Staff wear different coloured jackets with different styled rhinestone broaches for different jobs. For example, our Maitre D’ wears a blue jacket with a peacock’s feather broach. Our sommelier wears a burgundy jacket with bubbling wine glass broaches. Our waiter wears a slick white jacket, no broach but instead, a turquoise pocket handkerchief. As you’d expect, all are super knowledgeable and friendly but also discreet. Our sommelier recommends a George Millérioux Sancerre with the duck liver and a Bolney Estate Lychgate Bacchus from Sussex for the scallop. Both are light and spot on. For mains, our sommelier recommends a Dog Point Pinot Noir from New Zealand.
The Dover sole is a feast. It’s chunky and wholesome and cooked in butter but not served swimming in it. A little bit, here and there, has a nice crunch to it. Small cubes of fried bread and slices of lemon accompany it. It’s also served with artichoke in Barigoule, an iconic Provencale way to cook the dish, albeit one with a confusing history – something to do with rare mushrooms!? Either way, the artichoke is tender, possibly mashed but, most surprisingly of all, is covered in what looks, tastes and sounds like rice crispies.
The Dry aged Aylesbury duck is no less epic and actually is a double duck serving.

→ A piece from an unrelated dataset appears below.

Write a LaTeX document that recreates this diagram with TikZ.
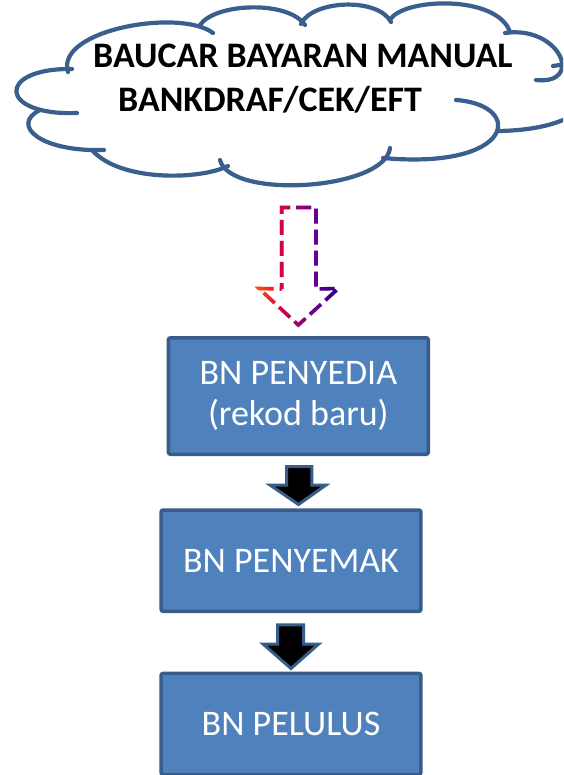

Oblong pieces of rare but unfeasibly tender meat are served parallel to each in a rich red wine sauce, with blanched and thus bold green asparagus. On a rare occasion, the duck melts in the mouth and, as if this wasn’t enough, is accompanied by another, smaller duck dish; glazed duck leg which could, in different circumstances be mistaken for a chocolate ice cream on a stick dipped in chopped hazelnuts. There’s a dollop of Cherry puré and hoisin sauce by its side and the texture is succulent but more like that of high-quality crispy aromatic duck.
We take a quick break before dessert and investigate some of the art, most of which hangs on the wall on the right as you enter the restaurant, just next to where we sit. Most if not all is traditional in its approach and apart from one small portrait which is the spitting image of Black Adder II and Queenie, most of it represents a fascinating pictorial history of the hotel, its staff and the Goring family. For example, there’s a refined portrait of the hotel’s former managing director David Morgan-Hewitt (now its Chairman) next to, most touchingly, the hotel’s beloved doorman, Peter. A sign of ‘legend’ status, Peter doesn’t seem to have a surname, not online, not offline, not in the hotel’s bustling bar or trim corridors. He’s just known as Peter. He’s 82, has been working at the Goring for 60 years and continues to work there today. In his portrait, he looks like a proud man who loves the life he’s lived. A more humorous painting is of four members of the Gorings dressed up in dark blue mohair suits, playing instruments as if they were the Beatles. It, also, is strangely moving.
For dessert, we share a chocolate mousse cake with hazelnut praline and salted caramel. There’s a scoop of Madagascar vanilla ice cream and the mousse is served with a biscuit bottom. The praline is hidden in the mousse’s middle for a pleasant and surprising twist in texture and the salted caramel is divine. It’s a sumptuous finish to a truly sumptuous evening which oozed confidence, charisma and class. The new restaurant was undoubtedly worth the wait and is something the Gorings, chef Graham Squire and Peter the doorman should be suitably proud of.